The rough working Octave code that produced the above charts is given below.
clear all

data = load("-ascii","eurusd") ;
% length = input( 'Enter length of look back for calculations: ' ) ;
% sq_rt = sqrt( length ) ;
close = data(:,7) ;
abslogdiff = abs( [ 0 ; diff( log(close) ) ] ) ;

lngth = 3 ;
sq_rt = sqrt( lngth ) ;
sma3 = sma(abslogdiff,lngth) ;
ub = exp(shift(log(close),lngth).+(sma3.*sq_rt)) ;
lb = exp(shift(log(close),lngth).-(sma3.*sq_rt)) ;

all_ub = ub ;
all_lb = lb ;

lngth = 5 ;
sq_rt = sqrt( lngth ) ;
sma5 = sma(abslogdiff,5) ;
ub = exp(shift(log(close),lngth).+(sma5.*sq_rt)) ;
lb = exp(shift(log(close),lngth).-(sma5.*sq_rt)) ;

all_ub = all_ub .+ ub ;
all_lb = all_lb .+ lb ;

lngth = 8 ;
sq_rt = sqrt( lngth ) ;
sma8 = sma(abslogdiff,lngth) ;
ub = exp(shift(log(close),lngth).+(sma8.*sq_rt)) ;
lb = exp(shift(log(close),lngth).-(sma8.*sq_rt)) ;

all_ub = all_ub .+ ub ;
all_lb = all_lb .+ lb ;

lngth = 13 ;
sq_rt = sqrt( lngth ) ;
sma13 = sma(abslogdiff,lngth) ;
ub = exp(shift(log(close),lngth).+(sma13.*sq_rt)) ;
lb = exp(shift(log(close),lngth).-(sma13.*sq_rt)) ;

all_ub = all_ub .+ ub ;
all_lb = all_lb .+ lb ;

lngth = 21 ;
sq_rt = sqrt( lngth ) ;
sma21 = sma(abslogdiff,lngth) ;
ub = exp(shift(log(close),lngth).+(sma21.*sq_rt)) ;
lb = exp(shift(log(close),lngth).-(sma21.*sq_rt)) ;

all_ub = ( all_ub .+ ub ) ./ 5 ;
all_lb = ( all_lb .+ lb ) ./ 5 ;



Anonymous said...

I really like this idea as an indicator for strong price moves. Time to write some code Thanks!

P.S. your blog is awesome keep up the good work

Dekalog said...

Thanks for the kind words.

Andrew Selby said...

I also really like this idea for use as a trend indicator. Perhaps built into an existing system as a trend filter.

Anonymous said...

First congratulation for running this blog. I read it from the beginning till end and really gaveme a lot of inspiration

About me. Seems we follow similar paths. First I started with DSP methods base on Ehlers publications, than after extensive evaluations I switched to AI methods, I'm an author of this thread

So my few comments which maybe can be useful.

NN classifier. Why not to try more advanced classifiers specially designed to analyze big data file like e.g. pegassos or libocas. In my case I just developed interface MATLAB-WEKA to have access to all
WEKA algorithms, in my thread I compare performance like 10 algos at the same time.

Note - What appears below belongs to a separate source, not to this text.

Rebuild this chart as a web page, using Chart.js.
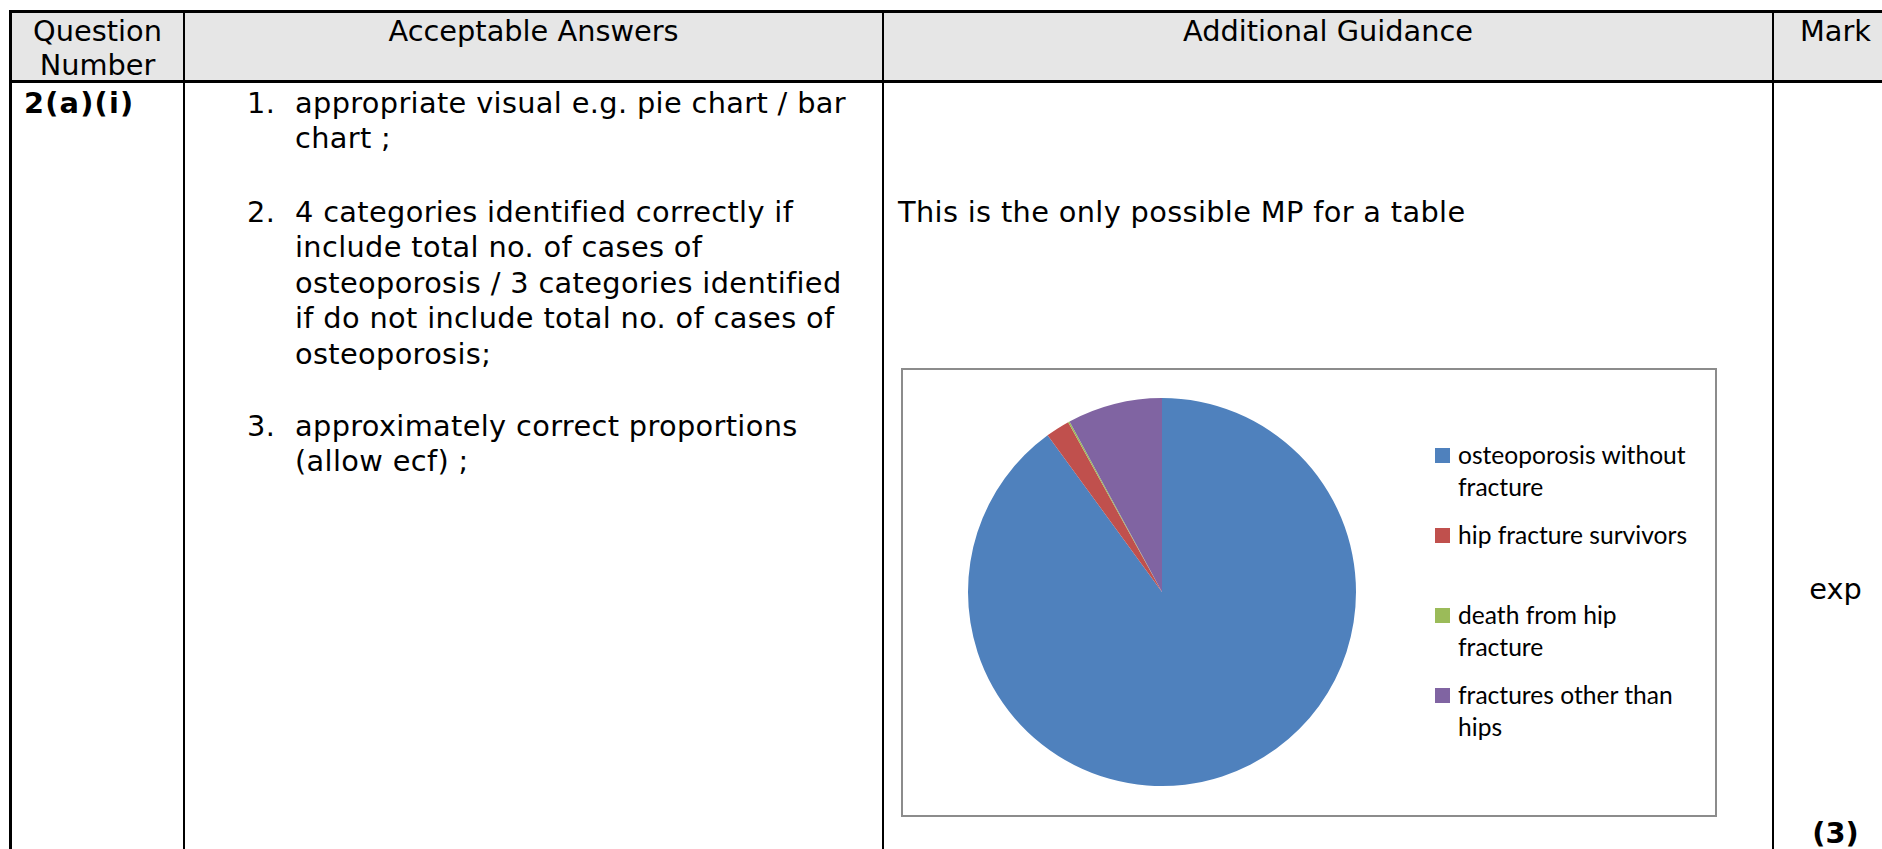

Evaluations methods. I believe to evaluate classifier you need to generate full confusion matrix to not only accuracy or precision measures as in this case you really don't know what is a rate of false positives. Also
ROC and AUC curves can be useful.

Crossvalidation. Are you sure that this method is correct for time series evaluation ????? In such case you introduce future leaks i.e. train on data which occurred after test data !!!! Why not to do Walk Forward tests to see real performance.

Some time ago i posted WalkForward result of all ehler strategies here

In general this thread in forexfactory is worth to read, some guys with very high expert level in DSP were posting there.

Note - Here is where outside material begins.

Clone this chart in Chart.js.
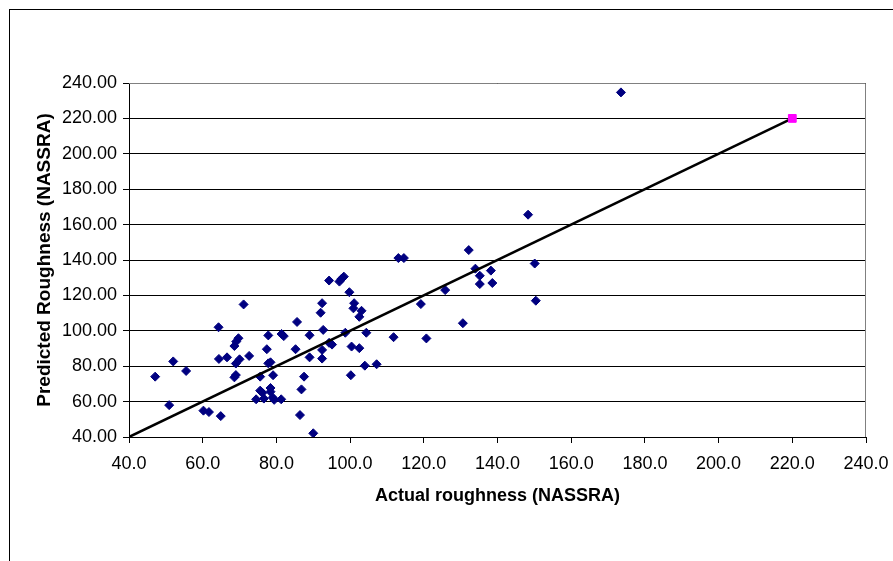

Beside this in my opinion just checking the errors of the averages/filters is a bit disconnected from reality as it don't show how those indicators will work with the strategy

As for decomposition of the prices. I 100% agree they must be decomposed somehow. Some method what you didn't mention
are like:
Stationary Subspace Analysis (SSA) (decomposition to stationary/non stationary parts)
MATLAB toolbox

Singular Spectrum Analysis (SSA) info everywhere

Empirical Mode Decomposition EMD (Hilbert/Huang)

fractiona Brownian motion is possible to generate with different values of Hurst exponent using Wavelet MATLAB toolbox.

Hope it helps.


Piotr Górniak said...

I tried to implement with different programming language but I failed. I can't understand well Octave code. The description above looks a little different then code, but I am not sure. Would you please be so kind and publish a mathematical expression of your method?

Dekalog said...


Rather than publish a mathematical expression of the method in a forthcoming post I shall give C++ .oct code for this idea. The standard C++ looping structure might be easier to follow than vectorised Octave code.